You can use ctl_message_queue_receive to receive a message with an optional timeout:
void *msg; ctl_message_queue_receive(&m1, &msg, CTL_TIMEOUT_NONE, 0);
This example receives the oldest message in the message queue.
Use ctl_message_queue_receive_multi to receive multiple messages from a message queue with an optional timeout:
if (ctl_message_queue_multi_receive(&m1, 4, msgs, CTL_TIMEOUT_DELAY, 1000) != 4) { // timeout occurred }
This example tests the return result to see if the timeout occurred.
If you want to receive a message and you don't want to block (e.g., when executing interrupt service routine), you can use ctl_message_queue_receive_nb (or ctl_message_queue_receive_multi_nb to receive multiple messages).
if (ctl_message_queue_receive_nb(&m1, &msg) == 0) { // queue is empty }
The following example uses a message queue to implement the producer-consumer problem.
CTL_MESSAGE_QUEUE_t m1; void *queue[20]; void task1(void) { ⁞ ctl_message_queue_post(&m1, (void *)i, CTL_TIMEOUT_NONE, 0); ⁞ } void task2(void) { void *msg; ⁞ ctl_message_queue_receive(&m1, &msg, CTL_TIMEOUT_NONE, 0); ⁞ } int main(void) { ⁞ ctl_message_queue_init(&m1, queue, 20); ⁞ }
You can associate event flags with a message queue that are set (and similarly cleared) when the message queue is not full and not empty using the function ctl_message_queue_setup_events.
For example, you can use this to wait for messages to arrive from multiple message (or byte) queues:
CTL_MESSAGE_QUEUE_t m1, m2; CTL_EVENT_SET_t e; ctl_message_queue_setup_events(&m1, &e, 1<<0, 1<<1)); ctl_message_queue_setup_events(&m2, &e, 1<<2, 1<<3)); ⁞ switch (ctl_events_wait(CTL_EVENT_WAIT_ANY_EVENTS, &e, (1<<0) | (1<<2), CTL_TIMEOUT_NONE, 0)) { case 1<<0: ctl_message_queue_receive(&m1, … break; case 1<<2: ctl_message_queue_receive(&m2, … break; }
This example sets up and waits for the not-empty event of message queue m1 and the not-empty event of message queue m2. When the wait completes, it reads from the appropriate message queue.
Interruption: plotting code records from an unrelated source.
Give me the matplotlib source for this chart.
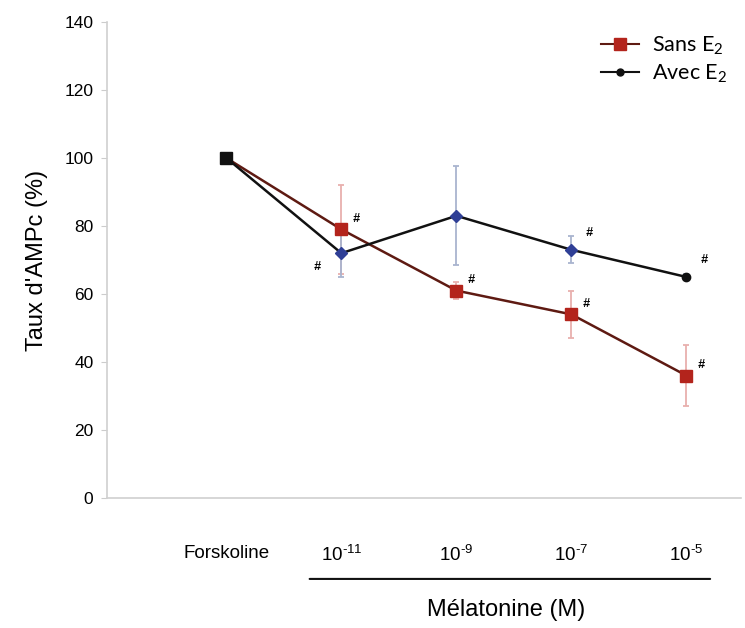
import matplotlib
matplotlib.use("Agg")
import matplotlib.pyplot as plt
from matplotlib.lines import Line2D

plt.rcParams['font.family'] = ['Liberation Sans', 'DejaVu Sans']
plt.rcParams['mathtext.default'] = 'regular'

categories = ["Forskoline", "10$^{\u2010 11}$", "10$^{\u2010 9}$", "10$^{\u2010 7}$", "10$^{\u2010 5}$"]
sans_e2 = [100, 79, 61, 54, 36]
sans_e2_err = [0, 13, 2.5, 7, 9]
avec_e2 = [100, 72, 83, 73, 65]
avec_e2_err = [0, 7, 14.5, 4, 1]
sans_sig = [False, True, True, True, True]
avec_sig = [False, True, False, True, True]
yticks = [0, 20, 40, 60, 80, 100, 120, 140]

x = list(range(len(categories)))

fig = plt.figure(figsize=(7.45, 6.28), dpi=100)
ax = fig.add_axes([0.144, 0.207, 0.85, 0.758])

red = '#b3241c'
red_line = '#5e1a12'
blue = '#2f3f96'

# error bars
eb1 = ax.errorbar(x[1:], sans_e2[1:], yerr=sans_e2_err[1:], fmt='none',
                  ecolor='#e8b0ae', elinewidth=1.3, capsize=2.5, capthick=1.3, zorder=2)
for c in eb1[1]:
    c.set_color('#333333')
eb2 = ax.errorbar(x[1:], avec_e2[1:], yerr=avec_e2_err[1:], fmt='none',
                  ecolor='#a9b4cf', elinewidth=1.3, capsize=2.5, capthick=1.3, zorder=2)
for c in eb2[1]:
    c.set_color('#333333')

ax.plot(x, sans_e2, color=red_line, lw=1.8, zorder=3)
ax.plot(x[1:], sans_e2[1:], 's', color=red, ms=9, zorder=4)
ax.plot(x, avec_e2, color='#111111', lw=1.8, zorder=3)
ax.plot(x[1:4], avec_e2[1:4], 'D', color=blue, ms=6, zorder=4)
ax.plot(x[4:], avec_e2[4:], 'o', color='#111111', ms=6, zorder=4)
ax.plot(x[0], sans_e2[0], 's', color='#111111', ms=9, zorder=5)

# significance marks
for i in range(len(x)):
    if sans_sig[i]:
        ax.text(x[i] + 0.1, sans_e2[i] + 3, '#', fontsize=9, fontweight='bold',
                style='italic', ha='left', va='center')
for i in range(len(x)):
    if avec_sig[i]:
        if i == 1:
            ax.text(x[i] - 0.18, avec_e2[i] - 4, '#', fontsize=9, fontweight='bold',
                    style='italic', ha='right', va='center')
        else:
            ax.text(x[i] + 0.12, avec_e2[i] + 5, '#', fontsize=9, fontweight='bold',
                    style='italic', ha='left', va='center')

ax.set_xlim(-1.035, 4.47)
ax.set_ylim(0, 140)
ax.set_yticks(yticks)
ax.set_yticklabels([str(v) for v in yticks], fontsize=12.5)
ax.set_xticks(x)
ax.set_xticklabels(categories, fontsize=13.5)
ax.tick_params(axis='x', length=0, pad=34)
ax.tick_params(axis='y', length=4, color='#cccccc', direction='out', pad=6)
for s in ['top', 'right']:
    ax.spines[s].set_visible(False)
for s in ['left', 'bottom']:
    ax.spines[s].set_color('#d0d0d0')
    ax.spines[s].set_linewidth(1.2)

ax.set_ylabel("Taux d'AMPc (%)", fontsize=17, labelpad=12)

# Melatonine bracket line
ax.annotate('', xy=(0.70, -0.17), xycoords=('data', 'axes fraction'),
            xytext=(4.23, -0.17), textcoords=('data', 'axes fraction'),
            arrowprops=dict(arrowstyle='-', color='#111111', lw=1.5))
ax.text(2.43, -0.235, 'Mélatonine (M)', transform=ax.get_xaxis_transform(),
        ha='center', va='center', fontsize=17)

handles = [Line2D([], [], color=red_line, lw=1.5, marker='s', markersize=8,
                  markerfacecolor=red, markeredgecolor=red),
           Line2D([], [], color='#111111', lw=1.5, marker='o', markersize=5)]
leg = ax.legend(handles, ['Sans E$_2$', 'Avec E$_2$'], loc='upper right',
                bbox_to_anchor=(1.01, 1.015), frameon=False,
                prop={'family': 'Lato', 'size': 15.5}, handlelength=1.8,
                handletextpad=0.6, labelspacing=0.3)

fig.savefig('out.png', dpi=100)
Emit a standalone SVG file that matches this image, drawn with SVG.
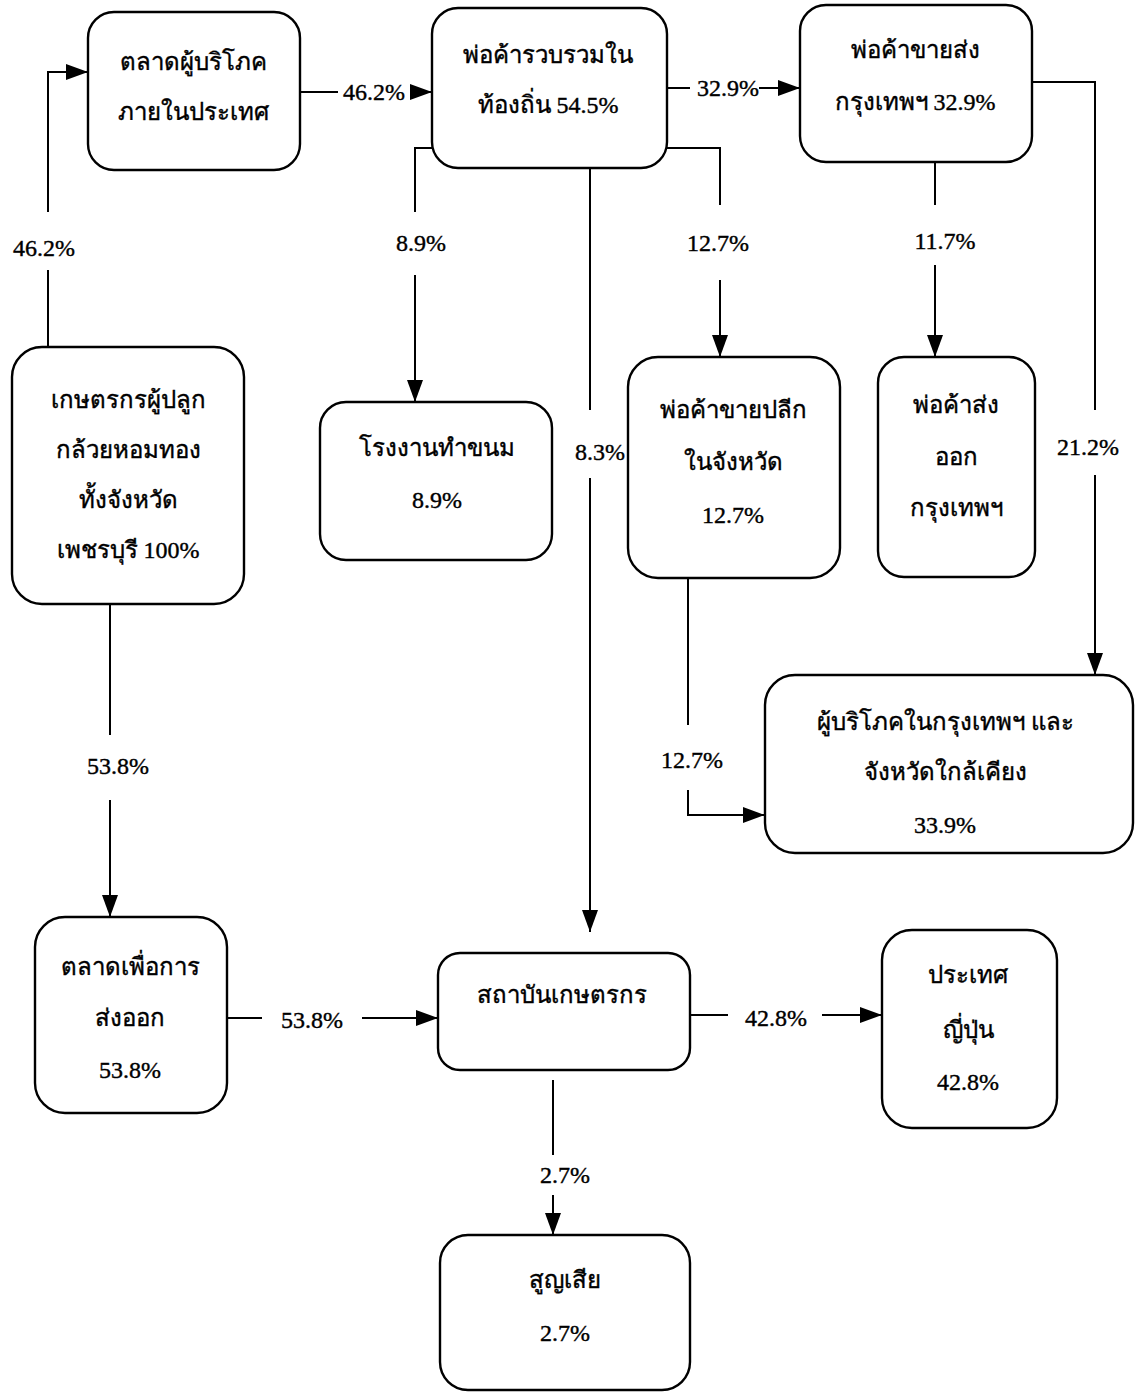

Note that you should not use a ‘with auto clear’ event wait type when waiting for events associated with a message queue.
You can use ctl_message_queue_num_used to test how many messages are in a message queue and ctl_message_queue_num_free to learn how many free messages are in a message queue. With these functions you can poll the message queue:
while (ctl_message_queue_num_free(&m1) < 10) ctl_task_timeout_wait(ctl_get_current_time() + 1000); ctl_message_queue_post_multi(&m1, 10, …
This example waits for 10 elements to be free before it posts 10 elements.